Over the next decade, the Pentagon plans to launch satellites that offer a revolutionary leap in surveillance technology by persistently staring at targets from space for long periods of time, an official said.

Under Secretary of Defense for Intelligence Michael Vickers gave the estimate at a defense conference this week in Washington, D.C.

The Defense Department is at a "pivotal moment for intelligence" due to the rapid technological and geopolitical change underway throughout the world, he said. Adapting to the environment requires both short- and long-term investments, he said.

"In each of these areas, we're trying to make some fundamental leaps," Vickers said. "So, for example, in the global coverage area, for the first time, we're trying to create really persistent surveillance from space, rather than having episodic surveillance, actually be able to stare at areas for real long periods of time and improve the resiliency and the integration of our architecture.

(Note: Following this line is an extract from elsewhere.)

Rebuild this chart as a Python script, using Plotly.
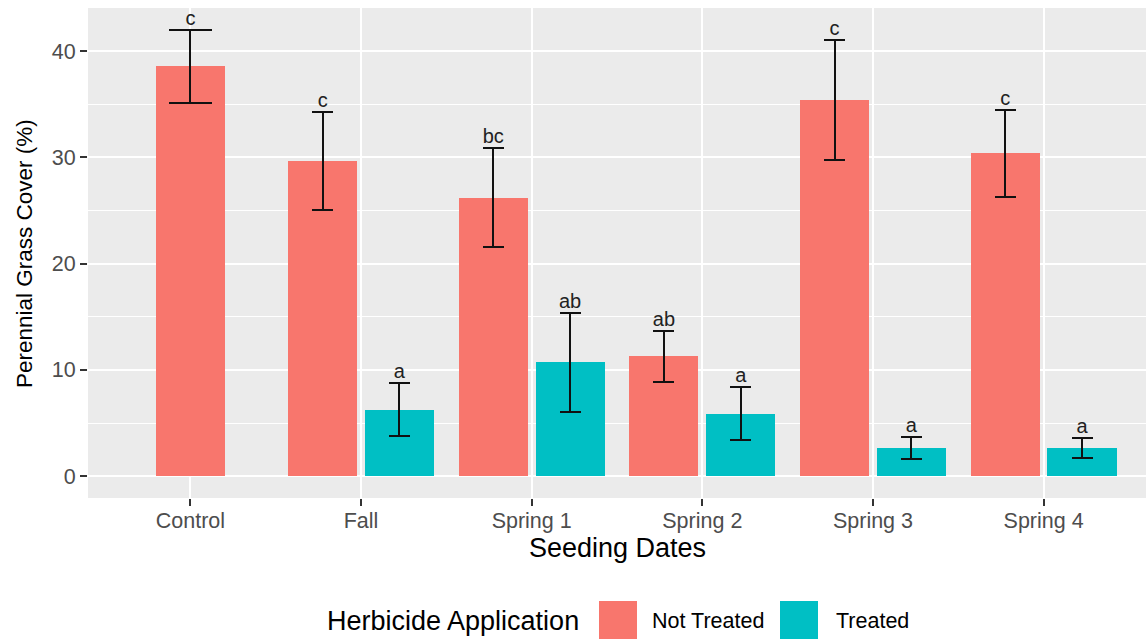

"Those will be really, really big things when they're realized," he added. "It will be a leap in overhead reconnaissance commensurate to anything we've done in the last 50 years or so, but they'll take a decade-plus to realize."

Vickers didn't specify any programs.

The Air Force's current Space Base Infrared System, known as SBIRS, and legacy Defense Support Program, or DSP, satellites support the Overhead Persistent Infrared Technology mission in such areas as missile warning, missile defense, technical intelligence and battlespace awareness, according to a Government Accountability Office report from January.

The service's Commercially Hosted Infrared Payload, or CHIRP, demonstration sensor employed a wide field-of-view staring technology -- which provided insight into the applicability for the mission area, the document states.

During the past decade of U.S.-led wars in Iraq and Afghanistan, the Pentagon was forced to turn to the private sector and rent bandwidth on commercial satellites because its own networks couldn't meet the constant demand from commanders for video and other data captured by drones flying over the battlefield.